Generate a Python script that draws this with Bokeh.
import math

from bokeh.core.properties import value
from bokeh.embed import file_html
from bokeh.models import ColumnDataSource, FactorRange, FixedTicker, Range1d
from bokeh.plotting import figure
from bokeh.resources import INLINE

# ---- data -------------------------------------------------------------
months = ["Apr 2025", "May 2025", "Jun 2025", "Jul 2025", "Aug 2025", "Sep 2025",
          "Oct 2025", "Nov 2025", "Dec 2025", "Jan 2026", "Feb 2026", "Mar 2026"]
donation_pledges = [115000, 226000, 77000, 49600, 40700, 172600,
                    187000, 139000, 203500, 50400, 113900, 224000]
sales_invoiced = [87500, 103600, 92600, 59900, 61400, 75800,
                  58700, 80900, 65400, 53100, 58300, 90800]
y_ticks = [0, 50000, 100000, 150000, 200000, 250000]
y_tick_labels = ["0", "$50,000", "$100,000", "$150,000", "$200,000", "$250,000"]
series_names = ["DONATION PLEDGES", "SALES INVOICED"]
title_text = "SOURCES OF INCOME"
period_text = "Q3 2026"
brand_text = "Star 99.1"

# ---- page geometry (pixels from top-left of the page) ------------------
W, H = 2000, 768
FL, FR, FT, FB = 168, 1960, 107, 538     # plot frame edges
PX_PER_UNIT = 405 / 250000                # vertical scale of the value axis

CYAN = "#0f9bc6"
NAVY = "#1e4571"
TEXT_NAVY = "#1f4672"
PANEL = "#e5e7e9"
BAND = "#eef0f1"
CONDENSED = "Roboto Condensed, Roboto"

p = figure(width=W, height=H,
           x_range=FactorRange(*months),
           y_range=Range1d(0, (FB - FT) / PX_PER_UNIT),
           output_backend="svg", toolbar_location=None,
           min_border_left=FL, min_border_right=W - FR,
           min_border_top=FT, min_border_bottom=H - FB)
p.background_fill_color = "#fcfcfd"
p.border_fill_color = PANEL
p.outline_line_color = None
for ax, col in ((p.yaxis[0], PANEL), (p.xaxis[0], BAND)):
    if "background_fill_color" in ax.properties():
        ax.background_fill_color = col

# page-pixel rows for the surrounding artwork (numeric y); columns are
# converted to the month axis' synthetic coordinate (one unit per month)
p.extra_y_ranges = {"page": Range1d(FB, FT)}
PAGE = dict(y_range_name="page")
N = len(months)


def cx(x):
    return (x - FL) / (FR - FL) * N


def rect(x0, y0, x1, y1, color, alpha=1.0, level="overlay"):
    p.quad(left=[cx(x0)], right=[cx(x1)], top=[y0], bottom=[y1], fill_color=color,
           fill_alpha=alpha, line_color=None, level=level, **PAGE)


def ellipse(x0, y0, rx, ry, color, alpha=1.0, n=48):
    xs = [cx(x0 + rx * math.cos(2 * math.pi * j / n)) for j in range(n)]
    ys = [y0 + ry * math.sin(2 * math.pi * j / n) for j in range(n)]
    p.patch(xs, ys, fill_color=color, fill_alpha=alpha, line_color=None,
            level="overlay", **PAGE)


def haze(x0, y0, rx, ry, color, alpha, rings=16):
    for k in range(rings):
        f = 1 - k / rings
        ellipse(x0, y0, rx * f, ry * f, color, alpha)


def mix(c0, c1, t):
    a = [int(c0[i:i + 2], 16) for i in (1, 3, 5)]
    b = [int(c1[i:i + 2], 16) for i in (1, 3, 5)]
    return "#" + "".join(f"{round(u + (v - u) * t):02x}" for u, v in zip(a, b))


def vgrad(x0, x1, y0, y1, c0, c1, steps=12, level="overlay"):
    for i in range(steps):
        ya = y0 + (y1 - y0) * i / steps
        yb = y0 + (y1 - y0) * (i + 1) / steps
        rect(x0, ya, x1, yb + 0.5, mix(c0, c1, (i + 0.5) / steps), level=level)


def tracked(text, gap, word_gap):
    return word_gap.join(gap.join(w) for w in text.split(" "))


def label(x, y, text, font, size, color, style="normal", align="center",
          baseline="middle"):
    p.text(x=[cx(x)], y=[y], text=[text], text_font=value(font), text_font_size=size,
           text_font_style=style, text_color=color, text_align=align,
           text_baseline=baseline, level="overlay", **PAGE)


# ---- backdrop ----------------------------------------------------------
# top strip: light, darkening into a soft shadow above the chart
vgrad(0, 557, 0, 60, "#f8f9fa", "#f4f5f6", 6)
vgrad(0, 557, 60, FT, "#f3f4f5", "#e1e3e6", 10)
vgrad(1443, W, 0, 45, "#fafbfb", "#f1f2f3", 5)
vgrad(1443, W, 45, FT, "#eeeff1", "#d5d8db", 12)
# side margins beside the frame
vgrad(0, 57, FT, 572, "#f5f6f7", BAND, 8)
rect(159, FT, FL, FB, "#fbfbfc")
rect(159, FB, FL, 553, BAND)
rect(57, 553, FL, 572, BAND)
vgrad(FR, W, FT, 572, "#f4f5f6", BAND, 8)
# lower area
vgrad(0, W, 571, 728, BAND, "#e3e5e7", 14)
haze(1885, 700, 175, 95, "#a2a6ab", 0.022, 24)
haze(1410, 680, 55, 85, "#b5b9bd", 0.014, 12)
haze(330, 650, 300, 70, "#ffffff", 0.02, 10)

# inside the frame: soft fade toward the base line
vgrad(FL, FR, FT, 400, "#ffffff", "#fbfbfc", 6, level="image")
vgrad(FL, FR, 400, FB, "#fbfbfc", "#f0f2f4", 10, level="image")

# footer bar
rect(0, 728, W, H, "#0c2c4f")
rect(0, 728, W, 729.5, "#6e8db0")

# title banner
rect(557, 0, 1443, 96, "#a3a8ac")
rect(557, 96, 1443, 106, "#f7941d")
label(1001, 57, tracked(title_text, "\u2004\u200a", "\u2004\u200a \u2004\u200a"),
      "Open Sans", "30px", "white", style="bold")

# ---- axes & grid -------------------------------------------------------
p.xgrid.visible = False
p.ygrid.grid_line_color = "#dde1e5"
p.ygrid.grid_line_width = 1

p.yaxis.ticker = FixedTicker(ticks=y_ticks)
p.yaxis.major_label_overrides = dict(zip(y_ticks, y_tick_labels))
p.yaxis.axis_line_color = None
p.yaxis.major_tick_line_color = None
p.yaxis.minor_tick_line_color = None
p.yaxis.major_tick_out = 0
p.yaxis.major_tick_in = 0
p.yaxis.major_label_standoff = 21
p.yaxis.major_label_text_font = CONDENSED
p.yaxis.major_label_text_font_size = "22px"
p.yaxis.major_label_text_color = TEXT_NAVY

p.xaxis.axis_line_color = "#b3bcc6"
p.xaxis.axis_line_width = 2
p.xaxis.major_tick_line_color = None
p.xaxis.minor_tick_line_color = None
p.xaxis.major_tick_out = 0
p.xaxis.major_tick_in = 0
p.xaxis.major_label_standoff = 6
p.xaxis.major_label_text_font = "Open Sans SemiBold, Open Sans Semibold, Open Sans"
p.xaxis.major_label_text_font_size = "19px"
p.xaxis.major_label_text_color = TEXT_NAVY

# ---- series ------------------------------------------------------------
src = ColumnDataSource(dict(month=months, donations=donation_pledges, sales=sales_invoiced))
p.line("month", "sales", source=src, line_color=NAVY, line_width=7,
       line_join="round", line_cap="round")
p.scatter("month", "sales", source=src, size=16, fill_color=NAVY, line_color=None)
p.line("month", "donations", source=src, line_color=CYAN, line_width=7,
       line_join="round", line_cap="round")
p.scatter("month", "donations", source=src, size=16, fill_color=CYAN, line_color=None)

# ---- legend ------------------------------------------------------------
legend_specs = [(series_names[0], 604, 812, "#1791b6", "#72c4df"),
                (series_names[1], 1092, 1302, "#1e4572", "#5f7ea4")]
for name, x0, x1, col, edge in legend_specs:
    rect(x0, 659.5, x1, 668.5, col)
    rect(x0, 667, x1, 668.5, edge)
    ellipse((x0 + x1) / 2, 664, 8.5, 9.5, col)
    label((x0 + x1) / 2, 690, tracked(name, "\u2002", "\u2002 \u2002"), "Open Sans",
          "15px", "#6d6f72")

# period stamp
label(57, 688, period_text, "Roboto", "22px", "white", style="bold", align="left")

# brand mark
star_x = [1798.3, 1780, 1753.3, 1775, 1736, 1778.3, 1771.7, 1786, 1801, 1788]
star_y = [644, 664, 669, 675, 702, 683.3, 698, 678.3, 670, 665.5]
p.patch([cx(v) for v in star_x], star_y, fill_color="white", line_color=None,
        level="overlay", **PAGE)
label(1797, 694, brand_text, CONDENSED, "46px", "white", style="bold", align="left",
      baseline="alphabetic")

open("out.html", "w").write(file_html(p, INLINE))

Short task:
Looking at the material above, please copy exactly every line from its first line through the line containing "from bokeh.resources import INLINE", with both ends included and nothing else.

Answer for the task:
Generate a Python script that draws this with Bokeh.
import math

from bokeh.core.properties import value
from bokeh.embed import file_html
from bokeh.models import ColumnDataSource, FactorRange, FixedTicker, Range1d
from bokeh.plotting import figure
from bokeh.resources import INLINE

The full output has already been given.